- OBJECTIVE -
Take the lines from the head of the listing through the one bearing "11.92, 12.14, 12.3, 12.69, 12.55, 12.03, 13.07, 13.28, 13.13]" and copy them exactly, leaving every picture out.

** begin DATA SEGMENT **

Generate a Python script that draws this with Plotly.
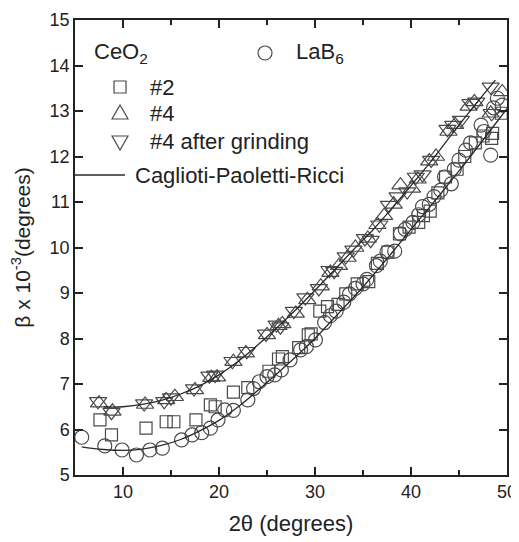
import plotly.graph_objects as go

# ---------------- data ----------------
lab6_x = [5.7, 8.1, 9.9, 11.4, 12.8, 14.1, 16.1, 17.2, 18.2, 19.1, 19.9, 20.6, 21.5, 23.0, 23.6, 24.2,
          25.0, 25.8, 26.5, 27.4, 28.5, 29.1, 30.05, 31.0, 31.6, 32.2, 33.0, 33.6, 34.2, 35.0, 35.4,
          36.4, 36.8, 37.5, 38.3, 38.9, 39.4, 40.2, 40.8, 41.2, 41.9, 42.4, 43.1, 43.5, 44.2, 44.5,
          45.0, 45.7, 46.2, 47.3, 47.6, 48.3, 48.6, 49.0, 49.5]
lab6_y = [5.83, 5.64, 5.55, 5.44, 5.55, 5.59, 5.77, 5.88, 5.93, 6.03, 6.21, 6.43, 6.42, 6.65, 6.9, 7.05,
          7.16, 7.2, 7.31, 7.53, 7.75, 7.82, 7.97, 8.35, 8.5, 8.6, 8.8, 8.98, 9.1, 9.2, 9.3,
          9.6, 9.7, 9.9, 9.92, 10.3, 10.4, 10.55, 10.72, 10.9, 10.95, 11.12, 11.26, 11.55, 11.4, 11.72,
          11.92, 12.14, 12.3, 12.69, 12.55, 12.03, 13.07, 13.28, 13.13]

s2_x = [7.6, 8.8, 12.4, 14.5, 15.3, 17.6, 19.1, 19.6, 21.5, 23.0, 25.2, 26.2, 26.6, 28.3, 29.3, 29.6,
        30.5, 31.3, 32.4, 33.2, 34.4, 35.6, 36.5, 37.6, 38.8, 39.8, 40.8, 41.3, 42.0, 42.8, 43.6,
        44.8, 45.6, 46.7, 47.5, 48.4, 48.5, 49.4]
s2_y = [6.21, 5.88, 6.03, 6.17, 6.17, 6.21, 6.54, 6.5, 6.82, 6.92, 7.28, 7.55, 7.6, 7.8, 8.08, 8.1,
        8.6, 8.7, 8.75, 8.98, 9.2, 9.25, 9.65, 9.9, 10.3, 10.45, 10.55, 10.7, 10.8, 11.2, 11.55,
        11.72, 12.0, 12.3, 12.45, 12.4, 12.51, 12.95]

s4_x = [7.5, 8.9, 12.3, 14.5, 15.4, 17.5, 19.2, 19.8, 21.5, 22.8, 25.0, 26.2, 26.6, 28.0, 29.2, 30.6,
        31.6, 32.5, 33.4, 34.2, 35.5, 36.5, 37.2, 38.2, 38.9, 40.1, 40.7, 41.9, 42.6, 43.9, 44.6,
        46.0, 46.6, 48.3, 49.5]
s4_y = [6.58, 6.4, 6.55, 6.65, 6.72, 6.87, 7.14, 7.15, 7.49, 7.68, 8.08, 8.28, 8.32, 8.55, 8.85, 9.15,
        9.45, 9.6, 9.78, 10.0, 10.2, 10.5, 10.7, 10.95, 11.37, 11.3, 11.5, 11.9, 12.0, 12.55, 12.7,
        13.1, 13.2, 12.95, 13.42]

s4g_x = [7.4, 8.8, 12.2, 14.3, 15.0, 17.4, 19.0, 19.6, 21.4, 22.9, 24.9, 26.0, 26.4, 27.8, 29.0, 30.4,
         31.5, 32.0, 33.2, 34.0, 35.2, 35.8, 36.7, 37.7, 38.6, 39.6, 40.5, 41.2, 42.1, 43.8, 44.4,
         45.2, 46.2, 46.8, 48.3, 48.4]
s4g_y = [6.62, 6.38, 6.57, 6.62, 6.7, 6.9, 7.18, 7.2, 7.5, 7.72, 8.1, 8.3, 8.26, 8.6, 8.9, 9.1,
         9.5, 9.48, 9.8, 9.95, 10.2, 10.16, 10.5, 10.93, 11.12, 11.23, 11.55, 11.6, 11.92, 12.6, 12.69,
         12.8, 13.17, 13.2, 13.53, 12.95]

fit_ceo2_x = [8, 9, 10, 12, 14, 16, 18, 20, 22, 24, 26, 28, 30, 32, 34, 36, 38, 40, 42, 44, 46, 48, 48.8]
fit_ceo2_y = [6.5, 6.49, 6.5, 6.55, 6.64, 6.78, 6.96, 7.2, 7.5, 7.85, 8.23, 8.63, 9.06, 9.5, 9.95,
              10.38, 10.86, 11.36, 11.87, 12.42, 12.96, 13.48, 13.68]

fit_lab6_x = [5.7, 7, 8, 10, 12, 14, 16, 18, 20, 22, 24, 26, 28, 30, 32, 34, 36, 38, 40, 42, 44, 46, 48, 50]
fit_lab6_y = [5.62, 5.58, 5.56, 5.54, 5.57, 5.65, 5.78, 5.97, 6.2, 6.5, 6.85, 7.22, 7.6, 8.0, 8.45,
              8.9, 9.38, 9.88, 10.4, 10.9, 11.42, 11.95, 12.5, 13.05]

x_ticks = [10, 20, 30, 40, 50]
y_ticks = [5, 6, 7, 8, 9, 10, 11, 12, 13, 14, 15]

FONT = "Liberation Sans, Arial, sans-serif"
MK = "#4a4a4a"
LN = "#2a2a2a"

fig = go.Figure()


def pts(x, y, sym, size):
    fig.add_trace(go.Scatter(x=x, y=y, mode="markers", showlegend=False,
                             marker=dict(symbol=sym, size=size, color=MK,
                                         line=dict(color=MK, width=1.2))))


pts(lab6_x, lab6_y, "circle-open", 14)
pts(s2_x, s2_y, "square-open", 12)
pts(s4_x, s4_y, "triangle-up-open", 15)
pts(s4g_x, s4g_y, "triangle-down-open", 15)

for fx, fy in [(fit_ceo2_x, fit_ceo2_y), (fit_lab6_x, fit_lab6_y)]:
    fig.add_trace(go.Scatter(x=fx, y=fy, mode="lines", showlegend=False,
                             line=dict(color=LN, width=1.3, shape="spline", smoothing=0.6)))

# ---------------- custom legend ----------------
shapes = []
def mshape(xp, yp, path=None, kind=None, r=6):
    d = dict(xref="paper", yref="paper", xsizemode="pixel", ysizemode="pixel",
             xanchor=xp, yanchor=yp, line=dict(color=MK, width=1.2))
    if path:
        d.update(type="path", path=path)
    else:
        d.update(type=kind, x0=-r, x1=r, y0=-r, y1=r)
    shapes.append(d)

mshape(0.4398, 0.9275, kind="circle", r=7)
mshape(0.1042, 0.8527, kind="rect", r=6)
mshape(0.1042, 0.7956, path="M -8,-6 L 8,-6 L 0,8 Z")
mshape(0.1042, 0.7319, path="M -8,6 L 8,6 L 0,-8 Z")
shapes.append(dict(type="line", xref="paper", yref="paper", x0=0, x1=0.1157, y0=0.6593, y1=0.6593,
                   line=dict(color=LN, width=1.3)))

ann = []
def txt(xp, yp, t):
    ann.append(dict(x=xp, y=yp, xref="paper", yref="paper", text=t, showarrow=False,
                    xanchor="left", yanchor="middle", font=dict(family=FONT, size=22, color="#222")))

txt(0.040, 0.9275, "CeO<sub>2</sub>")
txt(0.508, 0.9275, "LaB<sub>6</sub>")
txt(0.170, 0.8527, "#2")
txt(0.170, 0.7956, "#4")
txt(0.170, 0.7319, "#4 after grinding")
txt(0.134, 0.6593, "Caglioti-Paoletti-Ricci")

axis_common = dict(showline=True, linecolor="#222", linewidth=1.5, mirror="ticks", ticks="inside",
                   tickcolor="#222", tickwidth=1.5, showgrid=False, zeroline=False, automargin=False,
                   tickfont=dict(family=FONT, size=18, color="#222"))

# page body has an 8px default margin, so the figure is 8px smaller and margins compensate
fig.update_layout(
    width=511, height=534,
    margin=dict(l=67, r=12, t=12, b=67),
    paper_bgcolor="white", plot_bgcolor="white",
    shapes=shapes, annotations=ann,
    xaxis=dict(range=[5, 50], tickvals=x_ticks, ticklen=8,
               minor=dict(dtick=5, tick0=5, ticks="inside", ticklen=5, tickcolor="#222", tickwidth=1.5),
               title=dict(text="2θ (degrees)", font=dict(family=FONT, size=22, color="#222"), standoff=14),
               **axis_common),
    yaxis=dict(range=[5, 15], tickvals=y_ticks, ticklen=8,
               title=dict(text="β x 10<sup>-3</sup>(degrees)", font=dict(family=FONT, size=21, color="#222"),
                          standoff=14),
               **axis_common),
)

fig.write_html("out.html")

** end DATA SEGMENT **

- RESPONSE -
Generate a Python script that draws this with Plotly.
import plotly.graph_objects as go

# ---------------- data ----------------
lab6_x = [5.7, 8.1, 9.9, 11.4, 12.8, 14.1, 16.1, 17.2, 18.2, 19.1, 19.9, 20.6, 21.5, 23.0, 23.6, 24.2,
          25.0, 25.8, 26.5, 27.4, 28.5, 29.1, 30.05, 31.0, 31.6, 32.2, 33.0, 33.6, 34.2, 35.0, 35.4,
          36.4, 36.8, 37.5, 38.3, 38.9, 39.4, 40.2, 40.8, 41.2, 41.9, 42.4, 43.1, 43.5, 44.2, 44.5,
          45.0, 45.7, 46.2, 47.3, 47.6, 48.3, 48.6, 49.0, 49.5]
lab6_y = [5.83, 5.64, 5.55, 5.44, 5.55, 5.59, 5.77, 5.88, 5.93, 6.03, 6.21, 6.43, 6.42, 6.65, 6.9, 7.05,
          7.16, 7.2, 7.31, 7.53, 7.75, 7.82, 7.97, 8.35, 8.5, 8.6, 8.8, 8.98, 9.1, 9.2, 9.3,
          9.6, 9.7, 9.9, 9.92, 10.3, 10.4, 10.55, 10.72, 10.9, 10.95, 11.12, 11.26, 11.55, 11.4, 11.72,
          11.92, 12.14, 12.3, 12.69, 12.55, 12.03, 13.07, 13.28, 13.13]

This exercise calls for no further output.